• WORK INSTRUCTIONS
Reproduce the listing below exactly, beginning with its first line and ending with the line that holds "79, 19, 9, 9];"; pictures are not part of the copy.

⁂

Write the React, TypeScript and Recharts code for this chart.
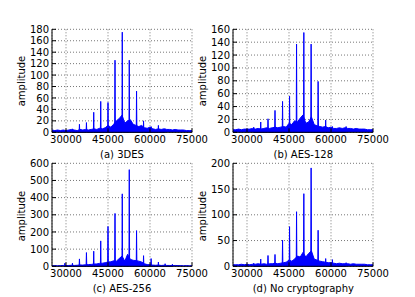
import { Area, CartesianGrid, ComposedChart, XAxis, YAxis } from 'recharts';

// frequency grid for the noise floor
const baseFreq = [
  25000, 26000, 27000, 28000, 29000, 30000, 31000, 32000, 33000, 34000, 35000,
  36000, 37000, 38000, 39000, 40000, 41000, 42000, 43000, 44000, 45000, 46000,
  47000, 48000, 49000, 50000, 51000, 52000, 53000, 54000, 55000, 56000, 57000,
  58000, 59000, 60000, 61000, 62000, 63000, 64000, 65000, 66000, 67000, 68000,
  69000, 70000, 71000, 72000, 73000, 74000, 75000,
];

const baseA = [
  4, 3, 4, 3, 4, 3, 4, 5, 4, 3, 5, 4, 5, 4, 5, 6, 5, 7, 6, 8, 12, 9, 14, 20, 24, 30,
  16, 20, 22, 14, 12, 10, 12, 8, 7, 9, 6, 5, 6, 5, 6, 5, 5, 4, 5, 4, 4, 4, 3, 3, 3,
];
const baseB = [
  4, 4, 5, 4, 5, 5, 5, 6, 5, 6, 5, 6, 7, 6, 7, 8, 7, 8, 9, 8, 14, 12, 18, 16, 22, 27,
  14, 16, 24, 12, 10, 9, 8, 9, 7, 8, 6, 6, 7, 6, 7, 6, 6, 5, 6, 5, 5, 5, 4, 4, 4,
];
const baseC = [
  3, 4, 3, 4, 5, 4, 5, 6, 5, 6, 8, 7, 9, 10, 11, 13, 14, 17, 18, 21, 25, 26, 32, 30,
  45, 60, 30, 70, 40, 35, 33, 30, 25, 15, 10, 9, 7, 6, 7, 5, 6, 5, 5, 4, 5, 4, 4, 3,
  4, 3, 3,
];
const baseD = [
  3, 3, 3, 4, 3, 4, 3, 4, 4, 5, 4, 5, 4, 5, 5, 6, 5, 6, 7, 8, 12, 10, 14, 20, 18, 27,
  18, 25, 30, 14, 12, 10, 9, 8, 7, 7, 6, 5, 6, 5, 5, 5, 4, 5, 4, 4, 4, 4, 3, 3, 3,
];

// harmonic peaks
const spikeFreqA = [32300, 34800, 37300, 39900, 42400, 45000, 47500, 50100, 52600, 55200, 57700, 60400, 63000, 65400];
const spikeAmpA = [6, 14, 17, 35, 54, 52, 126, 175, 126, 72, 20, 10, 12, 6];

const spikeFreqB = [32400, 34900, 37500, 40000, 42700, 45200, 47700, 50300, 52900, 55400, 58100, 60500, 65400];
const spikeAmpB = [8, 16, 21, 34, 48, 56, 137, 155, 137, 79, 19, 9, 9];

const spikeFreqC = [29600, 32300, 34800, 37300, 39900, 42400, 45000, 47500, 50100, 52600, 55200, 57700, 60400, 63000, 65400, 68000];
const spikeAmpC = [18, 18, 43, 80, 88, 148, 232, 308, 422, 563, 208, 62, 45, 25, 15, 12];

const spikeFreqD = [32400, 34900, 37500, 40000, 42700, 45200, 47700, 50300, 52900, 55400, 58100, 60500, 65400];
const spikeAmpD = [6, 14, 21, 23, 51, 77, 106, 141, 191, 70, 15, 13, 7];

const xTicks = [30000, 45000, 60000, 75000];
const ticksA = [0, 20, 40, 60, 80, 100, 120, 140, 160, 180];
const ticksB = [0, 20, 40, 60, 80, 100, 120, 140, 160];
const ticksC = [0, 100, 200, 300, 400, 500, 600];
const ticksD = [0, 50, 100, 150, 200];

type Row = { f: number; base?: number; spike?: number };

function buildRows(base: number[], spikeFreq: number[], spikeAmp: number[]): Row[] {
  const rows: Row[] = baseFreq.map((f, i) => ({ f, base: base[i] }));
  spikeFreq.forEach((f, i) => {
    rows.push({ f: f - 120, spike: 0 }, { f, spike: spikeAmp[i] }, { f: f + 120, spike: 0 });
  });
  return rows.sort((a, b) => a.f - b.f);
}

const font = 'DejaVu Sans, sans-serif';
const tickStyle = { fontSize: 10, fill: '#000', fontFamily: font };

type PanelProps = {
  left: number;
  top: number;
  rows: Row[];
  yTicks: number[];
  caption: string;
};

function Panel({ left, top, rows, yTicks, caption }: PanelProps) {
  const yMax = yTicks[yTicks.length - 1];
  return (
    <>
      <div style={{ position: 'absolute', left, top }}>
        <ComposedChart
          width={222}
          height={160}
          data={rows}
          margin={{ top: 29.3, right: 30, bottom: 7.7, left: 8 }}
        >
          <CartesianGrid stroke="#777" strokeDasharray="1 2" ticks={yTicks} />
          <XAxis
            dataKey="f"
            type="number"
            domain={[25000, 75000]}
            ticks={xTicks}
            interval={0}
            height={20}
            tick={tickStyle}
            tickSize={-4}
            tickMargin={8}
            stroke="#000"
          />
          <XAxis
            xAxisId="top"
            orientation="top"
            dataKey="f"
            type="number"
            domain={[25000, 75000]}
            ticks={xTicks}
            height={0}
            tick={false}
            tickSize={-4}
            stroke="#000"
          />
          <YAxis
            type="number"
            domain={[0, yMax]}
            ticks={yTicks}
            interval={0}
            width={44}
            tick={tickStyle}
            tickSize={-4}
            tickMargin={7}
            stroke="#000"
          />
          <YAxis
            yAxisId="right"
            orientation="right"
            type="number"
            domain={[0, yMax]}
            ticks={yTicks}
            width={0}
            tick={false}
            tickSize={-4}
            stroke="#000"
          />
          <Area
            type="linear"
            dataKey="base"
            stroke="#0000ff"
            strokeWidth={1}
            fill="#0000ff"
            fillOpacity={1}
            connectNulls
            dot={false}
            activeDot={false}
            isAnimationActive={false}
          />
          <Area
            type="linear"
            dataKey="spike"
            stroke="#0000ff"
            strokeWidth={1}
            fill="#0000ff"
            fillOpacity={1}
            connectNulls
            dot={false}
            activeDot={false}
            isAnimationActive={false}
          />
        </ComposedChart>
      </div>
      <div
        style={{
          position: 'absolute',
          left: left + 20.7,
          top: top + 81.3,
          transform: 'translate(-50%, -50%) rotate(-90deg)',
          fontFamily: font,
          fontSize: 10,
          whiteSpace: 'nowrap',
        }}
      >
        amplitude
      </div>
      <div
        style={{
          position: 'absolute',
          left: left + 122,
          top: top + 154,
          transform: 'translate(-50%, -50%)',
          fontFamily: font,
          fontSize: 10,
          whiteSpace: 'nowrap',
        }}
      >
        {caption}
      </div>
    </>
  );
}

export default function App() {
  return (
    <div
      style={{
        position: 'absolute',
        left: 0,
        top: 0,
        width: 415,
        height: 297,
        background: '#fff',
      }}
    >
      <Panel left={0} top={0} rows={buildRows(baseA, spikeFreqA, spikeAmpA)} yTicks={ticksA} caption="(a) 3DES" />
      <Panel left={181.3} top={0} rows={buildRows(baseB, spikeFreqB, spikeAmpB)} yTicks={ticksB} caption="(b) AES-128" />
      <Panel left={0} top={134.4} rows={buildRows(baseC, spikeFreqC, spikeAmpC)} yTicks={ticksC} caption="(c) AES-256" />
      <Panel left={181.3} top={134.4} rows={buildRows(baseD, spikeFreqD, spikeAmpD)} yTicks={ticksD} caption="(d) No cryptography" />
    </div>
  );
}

⁂

• REPLY
Write the React, TypeScript and Recharts code for this chart.
import { Area, CartesianGrid, ComposedChart, XAxis, YAxis } from 'recharts';

// frequency grid for the noise floor
const baseFreq = [
  25000, 26000, 27000, 28000, 29000, 30000, 31000, 32000, 33000, 34000, 35000,
  36000, 37000, 38000, 39000, 40000, 41000, 42000, 43000, 44000, 45000, 46000,
  47000, 48000, 49000, 50000, 51000, 52000, 53000, 54000, 55000, 56000, 57000,
  58000, 59000, 60000, 61000, 62000, 63000, 64000, 65000, 66000, 67000, 68000,
  69000, 70000, 71000, 72000, 73000, 74000, 75000,
];

const baseA = [
  4, 3, 4, 3, 4, 3, 4, 5, 4, 3, 5, 4, 5, 4, 5, 6, 5, 7, 6, 8, 12, 9, 14, 20, 24, 30,
  16, 20, 22, 14, 12, 10, 12, 8, 7, 9, 6, 5, 6, 5, 6, 5, 5, 4, 5, 4, 4, 4, 3, 3, 3,
];
const baseB = [
  4, 4, 5, 4, 5, 5, 5, 6, 5, 6, 5, 6, 7, 6, 7, 8, 7, 8, 9, 8, 14, 12, 18, 16, 22, 27,
  14, 16, 24, 12, 10, 9, 8, 9, 7, 8, 6, 6, 7, 6, 7, 6, 6, 5, 6, 5, 5, 5, 4, 4, 4,
];
const baseC = [
  3, 4, 3, 4, 5, 4, 5, 6, 5, 6, 8, 7, 9, 10, 11, 13, 14, 17, 18, 21, 25, 26, 32, 30,
  45, 60, 30, 70, 40, 35, 33, 30, 25, 15, 10, 9, 7, 6, 7, 5, 6, 5, 5, 4, 5, 4, 4, 3,
  4, 3, 3,
];
const baseD = [
  3, 3, 3, 4, 3, 4, 3, 4, 4, 5, 4, 5, 4, 5, 5, 6, 5, 6, 7, 8, 12, 10, 14, 20, 18, 27,
  18, 25, 30, 14, 12, 10, 9, 8, 7, 7, 6, 5, 6, 5, 5, 5, 4, 5, 4, 4, 4, 4, 3, 3, 3,
];

// harmonic peaks
const spikeFreqA = [32300, 34800, 37300, 39900, 42400, 45000, 47500, 50100, 52600, 55200, 57700, 60400, 63000, 65400];
const spikeAmpA = [6, 14, 17, 35, 54, 52, 126, 175, 126, 72, 20, 10, 12, 6];

const spikeFreqB = [32400, 34900, 37500, 40000, 42700, 45200, 47700, 50300, 52900, 55400, 58100, 60500, 65400];
const spikeAmpB = [8, 16, 21, 34, 48, 56, 137, 155, 137, 79, 19, 9, 9];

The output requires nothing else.